The 3 Crucial Productivity Axioms that You Already Know

Here on Medium, writers love to share the 3 or 5 or 10 or 37 rules that will change your life. The keys to success. The proven path. The lifehack to end all lifehacks. The one thing that will turn you from a couch potato into a beacon of productivity.

But here’s the truth: You already know the most important axioms of productivity.

The best life advice doesn’t come from gurus or mountain tops. Benjamin Hardy, James Altucher, Gary Vaynerchuk — they are insightful writers, no doubt, but don’t mistake their truths for your own. Don’t forget that the “aha!” moments arise, not because they’ve taught you something new, but because they’ve helped you unearth something that’s already there.

The best advice comes from ourselves via self-reflection and self-awareness. It comes from within; it just gets covered up by all of life’s other stuff. You just need a reminder once in awhile.

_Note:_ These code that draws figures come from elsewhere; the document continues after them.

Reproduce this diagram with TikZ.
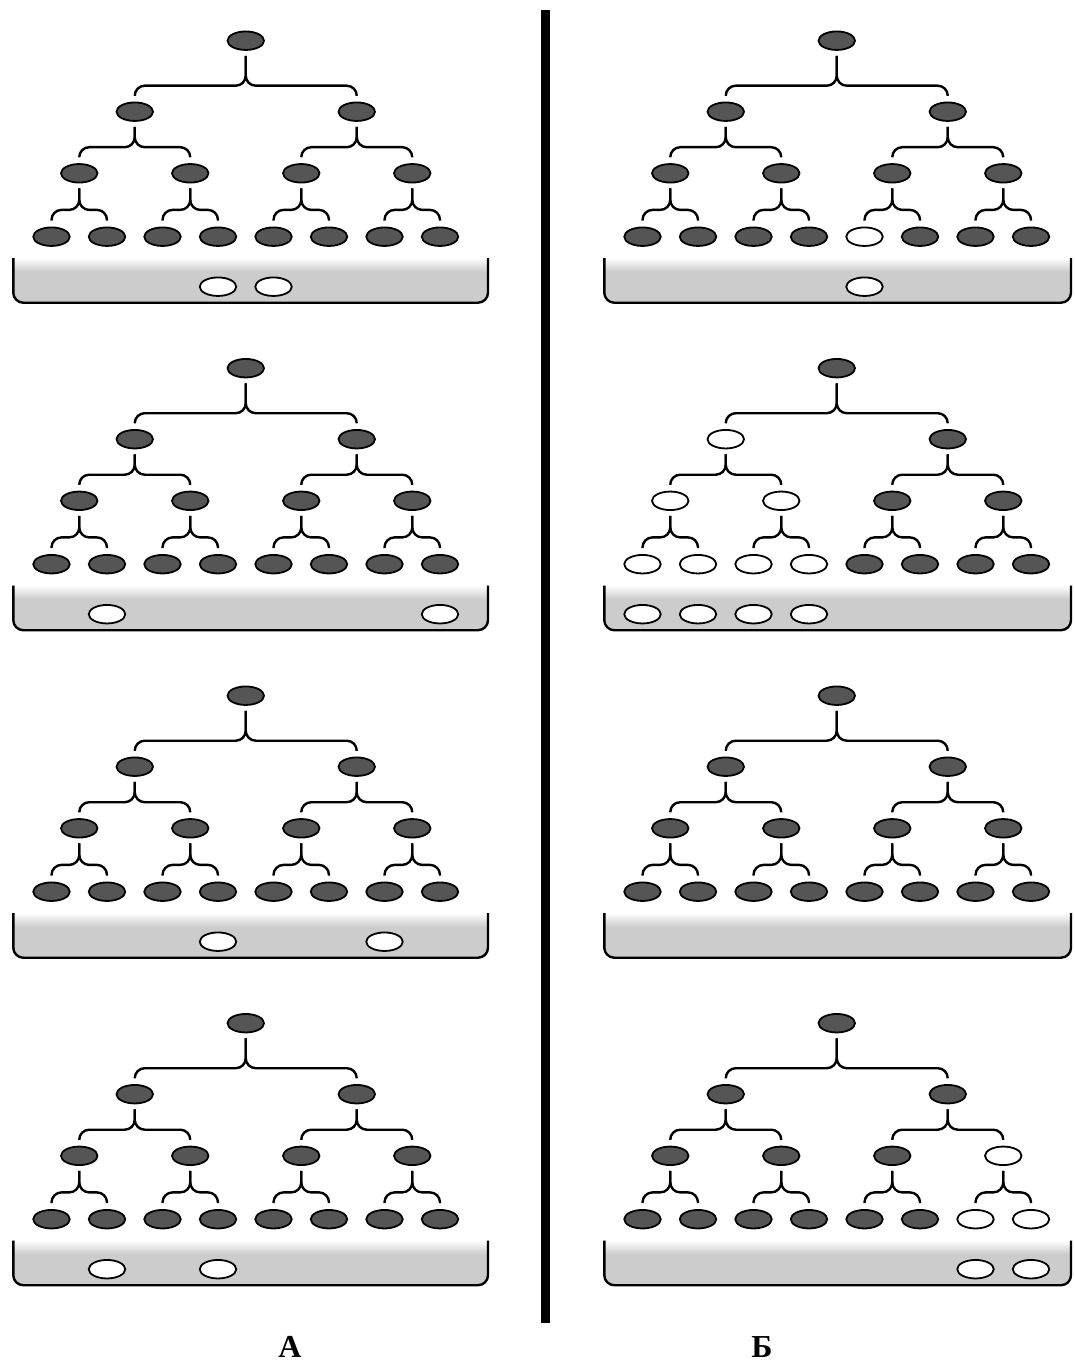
\documentclass[tikz,border=0pt]{standalone}
\usepackage{fontspec}
\setmainfont{Liberation Serif}
\usetikzlibrary{shapes.geometric}
\definecolor{nodedark}{RGB}{85,85,85}
\definecolor{trayg}{RGB}{204,204,204}
\tikzset{
  dn/.style={ellipse, draw=black, line width=1.8pt, fill=nodedark, minimum width=36.5pt, minimum height=18.5pt, inner sep=0pt},
  wn/.style={dn, fill=white},
  br/.style={draw=black, line width=2.4pt, rounded corners=10pt},
  trayline/.style={draw=black, line width=2.4pt, rounded corners=10pt},
  lab/.style={font=\bfseries\fontsize{32}{32}\selectfont, inner sep=0pt}
}
\newcommand\mkw[1]{\expandafter\def\csname isw#1\endcsname{}}
\mkw{B1c5}\mkw{B1t5}
\mkw{B2a1}\mkw{B2b1}\mkw{B2b2}\mkw{B2c1}\mkw{B2c2}\mkw{B2c3}\mkw{B2c4}
\mkw{B2t1}\mkw{B2t2}\mkw{B2t3}\mkw{B2t4}
\mkw{B4b4}\mkw{B4c7}\mkw{B4c8}\mkw{B4t7}\mkw{B4t8}
\mkw{A1t4}\mkw{A1t5}\mkw{A2t2}\mkw{A2t8}\mkw{A3t4}\mkw{A3t7}\mkw{A4t2}\mkw{A4t4}
\begin{document}
\begin{tikzpicture}[x=1pt,y=-1pt]
\useasboundingbox (0,0) rectangle (1074,1364);
\foreach \p/\xo/\xr in {A/0/488,B/591/1071}{
  \foreach \t/\yo in {1/40.7,2/368.2,3/695.7,4/1023.2}{
    % tray
    \fill[trayg] (\xo+13.3,\yo+217.3) [rounded corners=10pt] -- (\xo+13.3,\yo+262) -- (\xr,\yo+262) -- (\xr,\yo+217.3);
    \shade[top color=white, bottom color=trayg] (\xo+14.5,\yo+217.3) rectangle (\xr-1.2,\yo+231);
    \draw[trayline] (\xo+13.3,\yo+217.3) -- (\xo+13.3,\yo+262) -- (\xr,\yo+262) -- (\xr,\yo+217.3);
    % root
    \edef\nm{\p\t r}
    \edef\st{\ifcsname isw\nm\endcsname wn\else dn\fi}
    \node[\st] (\nm) at (\xo+245.75,\yo) {};
    % level 1
    \foreach \k in {1,2}{
      \edef\nm{\p\t a\k}
      \edef\st{\ifcsname isw\nm\endcsname wn\else dn\fi}
      \node[\st] (\nm) at (\xo+134.75+222*\k-222,\yo+71) {};
    }
    % level 2
    \foreach \j in {1,...,4}{
      \edef\nm{\p\t b\j}
      \edef\st{\ifcsname isw\nm\endcsname wn\else dn\fi}
      \node[\st] (\nm) at (\xo+79.25+111*\j-111,\yo+132.6) {};
    }
    % leaves and tray items
    \foreach \i in {1,...,8}{
      \edef\nm{\p\t c\i}
      \edef\st{\ifcsname isw\nm\endcsname wn\else dn\fi}
      \node[\st] (\nm) at (\xo+51.5+55.5*\i-55.5,\yo+196) {};
      \edef\tn{\p\t t\i}
      \ifcsname isw\tn\endcsname
        \node[wn] (\tn) at (\xo+51.5+55.5*\i-55.5,\yo+246) {};
      \fi
    }
    % root bracket
    \coordinate (h) at (0,\yo+45);
    \foreach \k in {1,2}{
      \edef\pa{\p\t r}\edef\ch{\p\t a\k}
      \draw[br] ([yshift=-5pt]\pa.south) -- (\pa |- h) -- (\ch |- h) -- ([yshift=6pt]\ch.north);
    }
    % level-1 brackets
    \coordinate (h) at (0,\yo+106.5);
    \foreach \k in {1,2}{
      \foreach \s in {1,0}{
        \pgfmathtruncatemacro\c{2*\k-\s}
        \edef\pa{\p\t a\k}\edef\ch{\p\t b\c}
        \draw[br] ([yshift=-5pt]\pa.south) -- (\pa |- h) -- (\ch |- h) -- ([yshift=6pt]\ch.north);
      }
    }
    % level-2 brackets
    \coordinate (h) at (0,\yo+169.2);
    \foreach \j in {1,...,4}{
      \foreach \s in {1,0}{
        \pgfmathtruncatemacro\c{2*\j-\s}
        \edef\pa{\p\t b\j}\edef\ch{\p\t c\c}
        \draw[br] ([yshift=-5pt]\pa.south) -- (\pa |- h) -- (\ch |- h) -- ([yshift=6pt]\ch.north);
      }
    }
  }
}
% divider
\fill[black] (540.5,10) rectangle (549.5,1323);
% labels
\node[lab] (labA) at (290,1347) {А};
\node[lab] (labB) at (762,1347) {Б};
\end{tikzpicture}
\end{document}
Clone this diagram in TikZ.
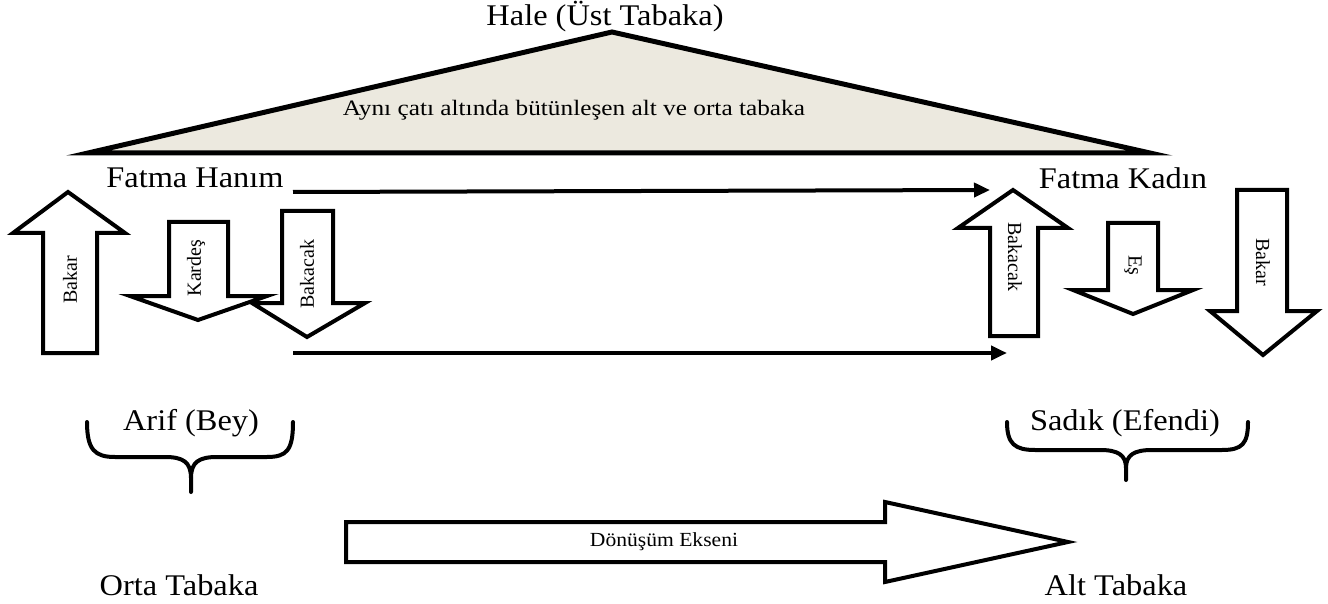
\documentclass[tikz,border=0pt]{standalone}
\usepackage{fontspec}
\setmainfont{Liberation Serif}
\newfontfamily\widefont[FakeStretch=1.08]{Liberation Serif}
\newfontfamily\capfont[FakeStretch=1.15]{Liberation Serif}
\usetikzlibrary{arrows.meta}
\definecolor{roof}{RGB}{236,233,223}
\tikzset{
  big/.style={font=\widefont\fontsize{30}{34}\selectfont, inner sep=0pt},
  small/.style={font=\widefont\fontsize{20}{24}\selectfont, inner sep=0pt},
  vsmall/.style={font=\fontsize{20}{24}\selectfont, inner sep=0pt},
  caption/.style={font=\capfont\fontsize{22}{26}\selectfont, inner sep=0pt},
  blockarrow/.style={draw=black, line width=4pt, fill=white, line join=miter},
  flow/.style={line width=4pt, -{Triangle[length=16pt,width=14pt]}},
  brace/.style={line width=4pt, line cap=round, line join=round},
}
\begin{document}
\begin{tikzpicture}[x=1pt,y=-1pt]
\useasboundingbox (0,0) rectangle (1328,604);
% roof
\filldraw[fill=roof, draw=black, line width=5pt, line join=miter] (88,153) -- (612,32) -- (1150,153) -- cycle;
\node[big] (hale) at (605,17) {Hale (Üst Tabaka)};
\node[caption] (roofcap) at (574,110) {Aynı çatı altında bütünleşen alt ve orta tabaka};
\node[big] (hanim) at (195,178) {Fatma Hanım};
\node[big] (kadin) at (1123,178) {Fatma Kadın};
% flow arrows
\coordinate (a1s) at (293,192);
\coordinate (a1e) at (990,190);
\coordinate (a2s) at (293,353);
\coordinate (a2e) at (1007,353);
\draw[flow] (a1s) -- (a1e);
\draw[flow] (a2s) -- (a2e);
% left block arrows
\draw[blockarrow] (43,353) -- (43,233) -- (13,233) -- (68,192) -- (125,233) -- (97,233) -- (97,353) -- cycle;
\node[vsmall, rotate=90] (l1) at (70,280) {Bakar};
\draw[blockarrow] (169,222) -- (228,222) -- (228,296) -- (267,296) -- (198,320) -- (130,296) -- (169,296) -- cycle;
\node[vsmall, rotate=90] (l2) at (196,268) {Kardeş};
\draw[blockarrow] (282,211) -- (333,211) -- (333,303) -- (365,303) -- (307,337) -- (252,303) -- (282,303) -- cycle;
\node[vsmall, rotate=90] (l3) at (307,274) {Bakacak};
% right block arrows
\draw[blockarrow] (990,336) -- (990,228) -- (958,228) -- (1013,190) -- (1068,228) -- (1038,228) -- (1038,336) -- cycle;
\node[vsmall, rotate=-90] (r1) at (1015,257) {Bakacak};
\draw[blockarrow] (1108,223) -- (1158,223) -- (1158,290) -- (1193,290) -- (1133,314) -- (1073,290) -- (1108,290) -- cycle;
\node[vsmall, rotate=-90] (r2) at (1133,265) {Eş};
\draw[blockarrow] (1237,190) -- (1287,190) -- (1287,311) -- (1317,311) -- (1263,355) -- (1210,311) -- (1237,311) -- cycle;
\node[vsmall, rotate=-90] (r3) at (1263,262) {Bakar};
% braces
\node[big] (arif) at (191,423) {Arif (Bey)};
\node[big] (sadik) at (1125,423) {Sadık (Efendi)};
\draw[brace] (87,422) .. controls (87,450) and (95,457) .. (115,457) -- (165,457) .. controls (183,457) and (191,462) .. (191,478) -- (191,492);
\draw[brace] (191,478) .. controls (191,462) and (199,457) .. (217,457) -- (267,457) .. controls (287,457) and (293,450) .. (293,422);
\draw[brace] (1007,422) .. controls (1007,444) and (1015,450) .. (1035,450) -- (1100,450) .. controls (1118,450) and (1126,455) .. (1126,468) -- (1126,480);
\draw[brace] (1126,468) .. controls (1126,455) and (1134,450) .. (1152,450) -- (1222,450) .. controls (1242,450) and (1248,444) .. (1248,422);
% transformation axis
\draw[blockarrow] (346,522) -- (885,522) -- (885,502) -- (1068,542) -- (885,582) -- (885,562) -- (346,562) -- cycle;
\node[small] (axis) at (664,542) {Dönüşüm Ekseni};
\node[big] (orta) at (179,585) {Orta Tabaka};
\node[big] (alt) at (1116,585) {Alt Tabaka};
\end{tikzpicture}
\end{document}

So here’s a reminder of three productivity axioms you already know.

To produce, you must offend.

Look back at the most productive moments of your life. The days where you got everything on the to-do list done. The time you buckled down to meet a deadline. If you look close, you will see that you probably ruffled some feathers.

But if you didn’t ruffle the feathers, the work wouldn’t get done. Every time we sit down to work on a passion project, we face temptations from friends and family. Sometimes the temptation is a Netflix movie, other times it is an important favor. But in each case, we’re given a choice, and so often, we choose the road simply because it is laden with less guilt than the other.

You must proactively decide that you won’t be interrupted. Close the door. Put the phone on Do Not Disturb. Preemptively accept that people will make you feel guilty.

Just like you did that other time you really got things done.

It is suboptimal to do all things optimally.

In other words: if everything’s a priority, nothing is.

During those times where you were crushing it, you probably dropped some balls. That’s okay. In fact, that’s a good thing. To excel in some areas of your life, you must accept limitations elsewhere.

Examples:

  • I have zero ambition of running a marathon or being in anything close to “elite” shape. If I can run 3 miles often and 5 miles once in awhile, if I can do 30 minutes of yoga without hating my life, I’m good. If I keep my weight between 177.6 (the Declaration of Independence) and 186.1 (the Civil War), I won’t need to buy new clothes, and I won’t breathe too heavy going up and down the stairs.
  • I will probably never try to extend my meditation sessions much beyond 15 minutes. I’ve read that 20 minutes is the sweet spot. At 25 minutes, you begin to float — kidding. But, obviously, the longer you meditate, the greater the reward. However, if I keep adding minute upon minute, I’m cutting into time for my other priorities. I’ll have to do without the floating.

Don’t be outcome-determinative.

In other words: Don’t judge your decisions or actions based solely on the result.

This is a tough one because we live in a world that judges us by results. People ask if you have a job; they don’t ask how many jobs you applied to. People ask if you won money playing poker; they don’t ask if you played well. Inside, we know we’re doing our best, but the world doesn’t care.

But that’s absurd. There are very few things that we have total control over. We don’t make the hiring decision. We don’t make our opponent call when he should have folded. With every success and failure, chance plays a big — perhaps decisive — part. Yet we react as if life is a video game where doing X results in Y.

When we’re outcome-determinative, we miss out on the real lessons to be learned. Sometimes it is better not to learn from our mistakes… because it might not have been a mistake in the first place. Likewise, it is sometimes better not to learn from our successes… because blind luck might’ve been the true cause.

Barack Obama put it well:

Any given decision you make you’ll wind up with a 30 to 40 percent chance that it isn’t going to work. You have to own that and feel comfortable with the way you made the decision. You can’t be paralyzed by the fact that it won’t work out.

Summary

Remind yourself of these axioms:

To produce, you must offend.

It is suboptimal to do all things optimally.

Don’t be outcome-determinative.

And start listening to yourself more and to others less.